* BEGIN Exercise input *

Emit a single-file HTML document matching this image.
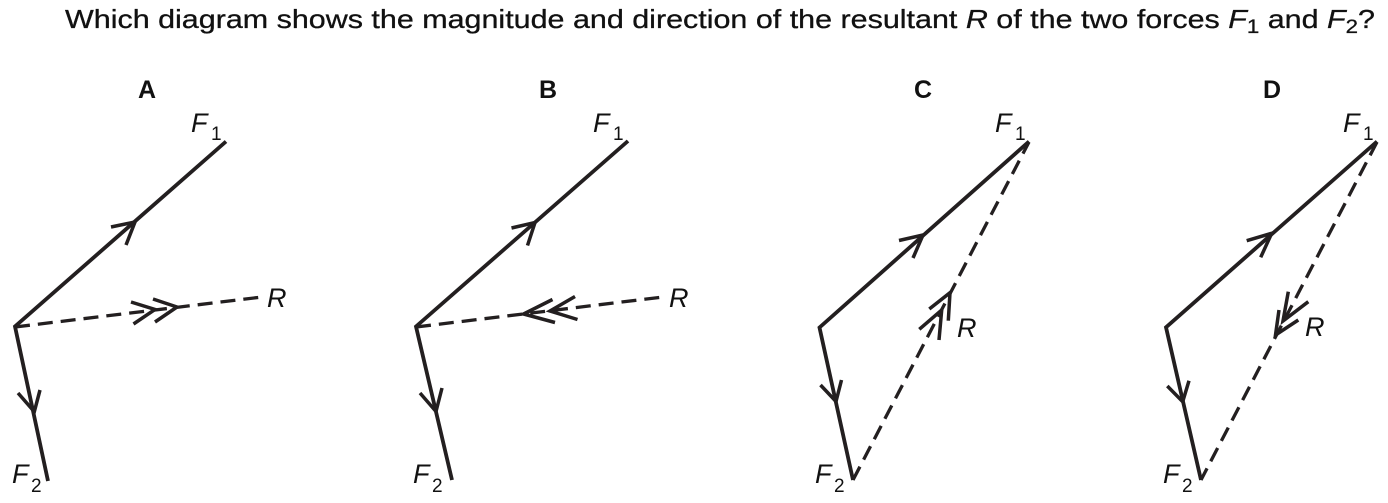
<!DOCTYPE html>
<html>
<head>
<meta charset="utf-8">
<style>
html,body{margin:0;padding:0;background:#fff;}
svg{display:block;}
text{font-family:"Liberation Sans",Arial,sans-serif;fill:#111;}
.b{font-weight:bold;font-size:25px;}
.it{font-style:italic;font-size:27px;}
.sub{font-size:19px;}
.s{fill:none;stroke:#231f20;stroke-width:3.8;stroke-linejoin:miter;stroke-linecap:butt;}
.a{fill:none;stroke:#231f20;stroke-width:3.5;stroke-linejoin:miter;}
.d{fill:none;stroke:#231f20;stroke-width:3.3;stroke-dasharray:15 8;}
</style>
</head>
<body>
<svg width="1388" height="503" viewBox="0 0 1388 503" xmlns="http://www.w3.org/2000/svg">
<rect width="1388" height="503" fill="#fff"/>
<!-- Title -->
<text x="65" y="28" font-size="26" stroke="#111" stroke-width="0.3" textLength="1310" lengthAdjust="spacingAndGlyphs">Which diagram shows the magnitude and direction of the resultant <tspan font-style="italic">R</tspan> of the two forces <tspan font-style="italic">F</tspan><tspan font-size="19" dy="5">1</tspan><tspan dy="-5"> and </tspan><tspan font-style="italic">F</tspan><tspan font-size="19" dy="5">2</tspan><tspan dy="-5">?</tspan></text>

<!-- A -->
<text class="b" x="147" y="98" text-anchor="middle">A</text>
<text class="it" x="191" y="132">F</text><text class="sub" x="211" y="140">1</text>
<text class="it" x="12" y="483">F</text><text class="sub" x="31" y="492">2</text>
<text class="it" x="267" y="307">R</text>
<polyline class="s" points="48,481 15,326.5 226,141.5"/>
<polyline class="a" points="111,227 135,222 126,245"/>
<polyline class="a" points="18,393 34.3,411.7 40,390"/>
<line class="d" x1="15" y1="327" x2="262" y2="297"/>
<polyline class="a" points="131,302 155,309.5 133.5,324"/>
<polyline class="a" points="153,299 177,307 155,322"/>

<!-- B -->
<text class="b" x="548" y="98" text-anchor="middle">B</text>
<text class="it" x="593" y="132">F</text><text class="sub" x="613" y="140">1</text>
<text class="it" x="413" y="483">F</text><text class="sub" x="432" y="492">2</text>
<text class="it" x="669" y="307">R</text>
<polyline class="s" points="452,480 416,326.5 628,141"/>
<polyline class="a" points="511.5,228 535,222.5 527.5,245.5"/>
<polyline class="a" points="420,393 436,411.5 442,388"/>
<line class="d" x1="416" y1="327" x2="663" y2="297"/>
<polyline class="a" points="552.5,299.5 523.5,314 555,322.5"/>
<polyline class="a" points="575,296.5 550,311 577.5,319.5"/>

<!-- C -->
<text class="b" x="923" y="98" text-anchor="middle">C</text>
<text class="it" x="995" y="132">F</text><text class="sub" x="1015" y="140">1</text>
<text class="it" x="815" y="483">F</text><text class="sub" x="834" y="492">2</text>
<text class="it" x="957" y="337">R</text>
<polyline class="s" points="853,480 819.5,327.5 1029,141.5"/>
<polyline class="a" points="899,240.5 923,235 913,258"/>
<polyline class="a" points="820.5,385 836,401.5 841.5,380"/>
<line class="d" x1="853" y1="480" x2="1029" y2="142"/>
<polyline class="a" points="929.3,309 950,292.7 948.3,320.7"/>
<polyline class="a" points="919.3,329.3 941.7,310 939,340"/>

<!-- D -->
<text class="b" x="1272" y="98" text-anchor="middle">D</text>
<text class="it" x="1343" y="132">F</text><text class="sub" x="1363" y="140">1</text>
<text class="it" x="1163" y="483">F</text><text class="sub" x="1182" y="492">2</text>
<text class="it" x="1305" y="336">R</text>
<polyline class="s" points="1201,480 1166,327.3 1377,141.5"/>
<polyline class="a" points="1246.7,240.7 1271.7,233.3 1260.7,257.3"/>
<polyline class="a" points="1167.3,386 1182.7,401.7 1189,380.7"/>
<line class="d" x1="1377" y1="142" x2="1201" y2="480"/>
<polyline class="a" points="1288.3,291.7 1283,321 1308.3,301.7"/>
<polyline class="a" points="1279,310 1275.5,335 1298.3,320"/>
</svg>
</body>
</html>
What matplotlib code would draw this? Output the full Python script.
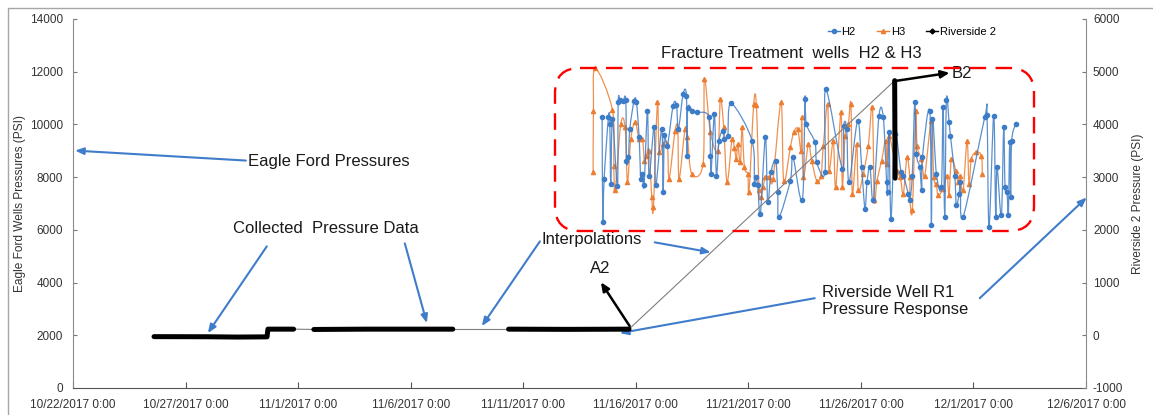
import matplotlib
matplotlib.use('Agg')
import matplotlib.pyplot as plt
import matplotlib.dates as mdates
import matplotlib.ticker as mticker
from matplotlib.path import Path
from matplotlib.patches import PathPatch, FancyBboxPatch, Rectangle
from matplotlib.lines import Line2D
from datetime import datetime
import numpy as np

plt.rcParams['font.family'] = ['Liberation Sans', 'DejaVu Sans']
plt.rcParams['axes.unicode_minus'] = False

# H2 / H3 treatment pressures (PSI), time in days from 11/16/2017 0:00
h2_days = [-1.495, -1.465, -1.406, -1.214, -1.154, -1.11, -1.036, -0.814, -0.784, -0.696,
           -0.562, -0.444, -0.414, -0.326, -0.266, -0.074, 0.030, 0.148, 0.222, 0.296,
           0.37, 0.518, 0.592, 0.814, 0.888, 1.154, 1.214, 1.273, 1.406, 1.658,
           1.806, 1.894, 2.102, 2.25, 2.279, 2.309, 2.516, 2.708,
           3.241, 3.315, 3.345, 3.493, 3.581, 3.7, 3.877, 3.937, 4.085, 4.233,
           5.165, 5.269, 5.328, 5.417, 5.535, 5.757, 5.861, 6.009, 6.216, 6.305,
           6.364, 6.867, 6.985,
           7.40, 7.518, 7.577, 7.962, 8.036, 8.406, 8.436, 9.176, 9.235, 9.368,
           9.472, 9.856, 10.034, 10.182, 10.271, 10.404, 10.552, 10.804, 10.996, 11.144,
           11.188, 11.248, 11.336, 11.514, 11.78, 11.884, 12.106,
           12.17, 12.284, 12.392, 12.466, 12.614, 12.703, 12.732, 13.058, 13.132, 13.176,
           13.354, 13.576, 13.65, 13.724, 13.798, 13.916, 13.976, 14.168, 14.242, 14.36,
           14.42, 14.538, 15.5, 15.604, 15.692, 15.9, 15.988, 16.048, 16.24, 16.344,
           16.403, 16.492, 16.551, 16.61, 16.654, 16.699, 16.876]
h2_psi = [10293, 6295, 7934, 10267, 10015, 7745, 10204, 7644, 10835, 10923,
          10898, 10923, 8628, 8754, 9826, 10898, 10835, 9511, 7934, 8124,
          7682, 10519, 8061, 9889, 7682, 9826, 7430, 9612, 9195, 10709,
          10747, 9826, 11150, 11087, 8817, 10620, 10519, 10456,
          10293, 8817, 8124, 10393, 8061, 9385, 9763, 9448, 9574, 10797,
          9385, 7745, 7997, 7682, 6611, 9511, 7052, 8187, 8628, 7430,
          6484, 7871, 8754,
          7115, 10961, 10015, 9322, 8565, 8187, 11339, 8313, 9952, 9826,
          7808, 10141, 8376, 6800, 7808, 8376, 7115, 10330, 10267, 7808,
          7430, 9700, 6421, 9637, 8187, 8061, 7367,
          7115, 8061, 10835, 8880, 8376, 7493, 8754, 10519, 6169, 10204,
          8124, 7619, 10646, 6484, 10923, 10078, 9574, 8061, 6926, 7367,
          7808, 6484, 10267, 10368, 6106, 10330, 6484, 8376, 6547, 9889,
          7619, 7430, 6547, 9322, 7241, 9385, 10015]

h3_days = [-1.894, -1.88, -1.806, -1.036, -0.977, -0.918, -0.666, -0.474, -0.37, -0.222,
           -0.030, 0.148, 0.296, 0.385, 0.474, 0.592, 0.71, 0.784, 0.962, 1.036,
           1.214, 1.406, 1.48, 1.746, 1.865, 1.924, 2.19, 2.294, 2.486,
           2.989, 3.049, 3.315, 3.641, 3.759, 3.907, 4.055, 4.277, 4.381, 4.469,
           4.529, 4.647, 4.721, 4.825, 4.973, 5.032, 5.239, 5.357, 5.476, 5.565,
           5.653, 5.757, 5.92, 6.097, 6.453, 6.571, 6.867, 7.015, 7.193, 7.341,
           7.37, 7.444, 7.666, 7.814, 8.036, 8.228, 8.332, 8.524, 8.584, 8.776,
           8.88, 9.116, 9.176, 9.294, 9.442, 9.56, 9.62, 9.812, 9.886, 10.108,
           10.33, 10.508, 10.596, 10.715, 10.922, 11.1, 11.159, 11.248, 11.588, 11.751,
           11.884, 12.047, 12.17, 12.18, 12.284,
           12.436, 12.496, 12.688, 12.836, 13.132, 13.236, 13.354, 13.428, 13.65, 13.828,
           13.916, 14.02, 14.212, 14.316, 14.39, 14.538, 14.716, 14.804, 14.908, 15.13,
           15.352, 15.396]
h3_psi = [8187, 10520, 12134, 10545, 8439, 7493, 10015, 9889, 7808, 9448,
          10078, 9448, 9448, 8628, 8817, 9006, 7241, 6863, 10835, 8943,
          9258, 9258, 7934, 9763, 9826, 7934, 9826, 9511, 8124,
          8502, 11717, 9700, 9006, 10961, 9889, 7808, 9448, 9107, 8691,
          9258, 8565, 9889, 8376, 8124, 7430, 10772, 10747, 7493, 7241,
          7619, 7997, 7997, 7934, 10835, 7846, 9132, 9700, 9826, 9006,
          10267, 7997, 9258, 8628, 7871, 8061, 9195, 10772, 8250, 9385,
          7619, 10456, 7619, 9574, 10015, 10772, 7367, 9258, 7493, 8124,
          9195, 10646, 7115, 7871, 8628, 9385, 8502, 9574, 8250, 7997,
          7367, 8754, 7997, 7178, 6737,
          10519, 9195, 8691, 8061, 10141, 7997, 7745, 7304, 7556, 8061,
          7304, 8691, 8250, 7808, 8061, 7493, 9385, 7745, 8691, 8943,
          8817, 8124]

# Riverside 2 recorded pieces, days from 10/22/2017 0:00, PSI on right axis
rs_seg_days = [[3.60, 5.90, 7.30, 8.62, 8.66, 9.80],
               [10.70, 13.00, 16.87],
               [19.35, 22.00, 24.70],
               [36.50, 36.52]]
rs_seg_psi = [[-26, -28, -34, -30, 116, 116],
              [110, 116, 116],
              [116, 112, 116],
              [4830, 2980]]

x_start = mdates.date2num(datetime(2017, 10, 22))
h_ref = mdates.date2num(datetime(2017, 11, 16))

BLUE = '#3D7CC6'
ORANGE = '#ED7D31'
ARROW_BLUE = '#3F7DCB'


def smooth_path(x, y):
    # Catmull-Rom style bezier through the points, like a smoothed spreadsheet line
    p = np.column_stack([x, y])
    n = len(p)
    verts = [p[0]]
    codes = [Path.MOVETO]
    for i in range(n - 1):
        p0 = p[i - 1] if i > 0 else p[i]
        p1 = p[i]
        p2 = p[i + 1]
        p3 = p[i + 2] if i + 2 < n else p[i + 1]
        verts += [p1 + (p2 - p0) / 6.0, p2 - (p3 - p1) / 6.0, p2]
        codes += [Path.CURVE4] * 3
    return Path(verts, codes)


fig = plt.figure(figsize=(11.53, 4.15), dpi=100)
ax = fig.add_axes([0.0633, 0.0651, 0.8786, 0.8892])
ax2 = ax.twinx()

for days, psi, col, mk, z in [(h3_days, h3_psi, ORANGE, '^', 2), (h2_days, h2_psi, BLUE, 'o', 3)]:
    tx = h_ref + np.array(days)
    ax.add_patch(PathPatch(smooth_path(tx, np.array(psi, float)), fill=False,
                           edgecolor=col, lw=0.9, alpha=0.85, zorder=z))
    ax.plot(tx, psi, ls='none', marker=mk, ms=3, color=col, zorder=z)

# thin links between the recorded pieces
for a, b, va, vb in zip(rs_seg_days[:-1], rs_seg_days[1:], rs_seg_psi[:-1], rs_seg_psi[1:]):
    ax2.plot([x_start + a[-1], x_start + b[0]], [va[-1], vb[0]], color='#7f7f7f', lw=0.8, zorder=4)
for d, v in zip(rs_seg_days, rs_seg_psi):
    ax2.plot(x_start + np.array(d), v, color='black', lw=3.6, solid_capstyle='round', zorder=5)

ax.set_xlim(x_start, x_start + 45)
ax.set_ylim(0, 14000)
ax2.set_ylim(-1000, 6000)
ax.set_xticks(x_start + np.arange(0, 46, 5))
ax.set_yticks(np.arange(0, 14001, 2000))
ax2.set_yticks(np.arange(-1000, 6001, 1000))


def date_label(v, pos):
    d = mdates.num2date(v)
    return f"{d.month}/{d.day}/{d.year} 0:00"


ax.xaxis.set_major_formatter(mticker.FuncFormatter(date_label))
ax.tick_params(axis='x', direction='in', length=4, pad=8, labelsize=8.5,
               labelcolor='#333333', color='#555555')
ax.tick_params(axis='y', direction='in', length=3, pad=7, labelsize=8.5,
               labelcolor='#333333', color='#777777')
ax2.tick_params(axis='y', direction='in', length=3, pad=5, labelsize=8.5,
                labelcolor='#333333', color='#777777')

for s in ['top', 'right']:
    ax.spines[s].set_visible(False)
for s in ['top', 'left', 'bottom']:
    ax2.spines[s].set_visible(False)
ax.spines['left'].set_color('#8c8c8c')
ax.spines['bottom'].set_color('#555555')
ax2.spines['right'].set_color('#8c8c8c')

ax.set_ylabel('Eagle Ford Wells Pressures (PSI)', fontsize=8.6, color='#333333', labelpad=3)
ax2.set_ylabel('Riverside 2 Pressure (PSI)', fontsize=8.6, color='#333333', labelpad=6)

handles = [Line2D([], [], color=BLUE, marker='o', ms=3, lw=1),
           Line2D([], [], color=ORANGE, marker='^', ms=3, lw=1),
           Line2D([], [], color='black', marker='D', ms=2.5, lw=1)]
ax2.legend(handles, ['H2', 'H3', 'Riverside 2'], loc='center', bbox_to_anchor=(0.828, 0.965),
           ncol=3, frameon=False, fontsize=8, handlelength=1.1, handletextpad=0.15,
           columnspacing=1.9)

# callouts (left-axis data units)
def d2x(day):
    return x_start + day


blue_arrow = dict(arrowstyle='-|>,head_length=0.5,head_width=0.2', color=ARROW_BLUE,
                  lw=1.5, shrinkA=0, shrinkB=0)
black_arrow = dict(arrowstyle='-|>,head_length=0.5,head_width=0.22', color='black',
                   lw=1.8, shrinkA=0, shrinkB=0)

for head, tail in [((0.09, 9006), (7.68, 8628)),
                   ((5.99, 2081), (8.61, 5373)),
                   ((15.72, 2460), (14.74, 5487)),
                   ((18.16, 2346), (20.74, 5562)),
                   ((28.33, 5146), (25.84, 5525)),
                   ((24.29, 2081), (32.95, 3406)),
                   ((45.03, 7227), (40.28, 3406))]:
    ax.annotate('', xy=(d2x(head[0]), head[1]), xytext=(d2x(tail[0]), tail[1]),
                arrowprops=blue_arrow, annotation_clip=False, zorder=6)

ax.annotate('', xy=(d2x(23.45), 4011), xytext=(d2x(24.73), 2346),
            arrowprops=black_arrow, annotation_clip=False, zorder=6)
ax.annotate('', xy=(d2x(38.94), 11957), xytext=(d2x(36.59), 11655),
            arrowprops=black_arrow, annotation_clip=False, zorder=6)

txt = dict(fontsize=12, color='#1a1a1a', va='center', ha='left', zorder=7)
ax.text(d2x(7.77), 8590, 'Eagle Ford Pressures', **txt)
ax.text(d2x(7.10), 6054, 'Collected  Pressure Data', **txt)
ax.text(d2x(20.83), 5638, 'Interpolations', **txt)
ax.text(d2x(22.96), 4541, 'A2', **txt)
ax.text(d2x(39.03), 11920, 'B2', **txt)
ax.text(d2x(33.26), 3292, 'Riverside Well R1\nPressure Response', linespacing=1.15, **txt)
ax.text(d2x(31.93), 12676, 'Fracture Treatment  wells  H2 & H3', fontsize=12,
        color='#1a1a1a', va='center', ha='center')

# overlay in pixel units for the rounded dashed frame and the outer border
ov = fig.add_axes([0, 0, 1, 1])
ov.set_xlim(0, 1153)
ov.set_ylim(415, 0)
ov.axis('off')
r = 25
ov.add_patch(FancyBboxPatch((555 + r, 68 + r), 479 - 2 * r, 163 - 2 * r,
                            boxstyle=f'round,pad={r}', fill=False, edgecolor='#FF0000',
                            lw=1.7, linestyle=(0, (7, 4))))
ov.add_patch(Rectangle((8, 8), 1160, 420, fill=False, edgecolor='#a6a6a6', lw=1))

fig.savefig('out.png', dpi=100)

* END Exercise input *

- What the exercise asks -
From the records above, extract the lines from the one holding "What matplotlib code" through the one holding "import numpy as np", word for word; omit the pictures.

- Exercise output -
What matplotlib code would draw this? Output the full Python script.
import matplotlib
matplotlib.use('Agg')
import matplotlib.pyplot as plt
import matplotlib.dates as mdates
import matplotlib.ticker as mticker
from matplotlib.path import Path
from matplotlib.patches import PathPatch, FancyBboxPatch, Rectangle
from matplotlib.lines import Line2D
from datetime import datetime
import numpy as np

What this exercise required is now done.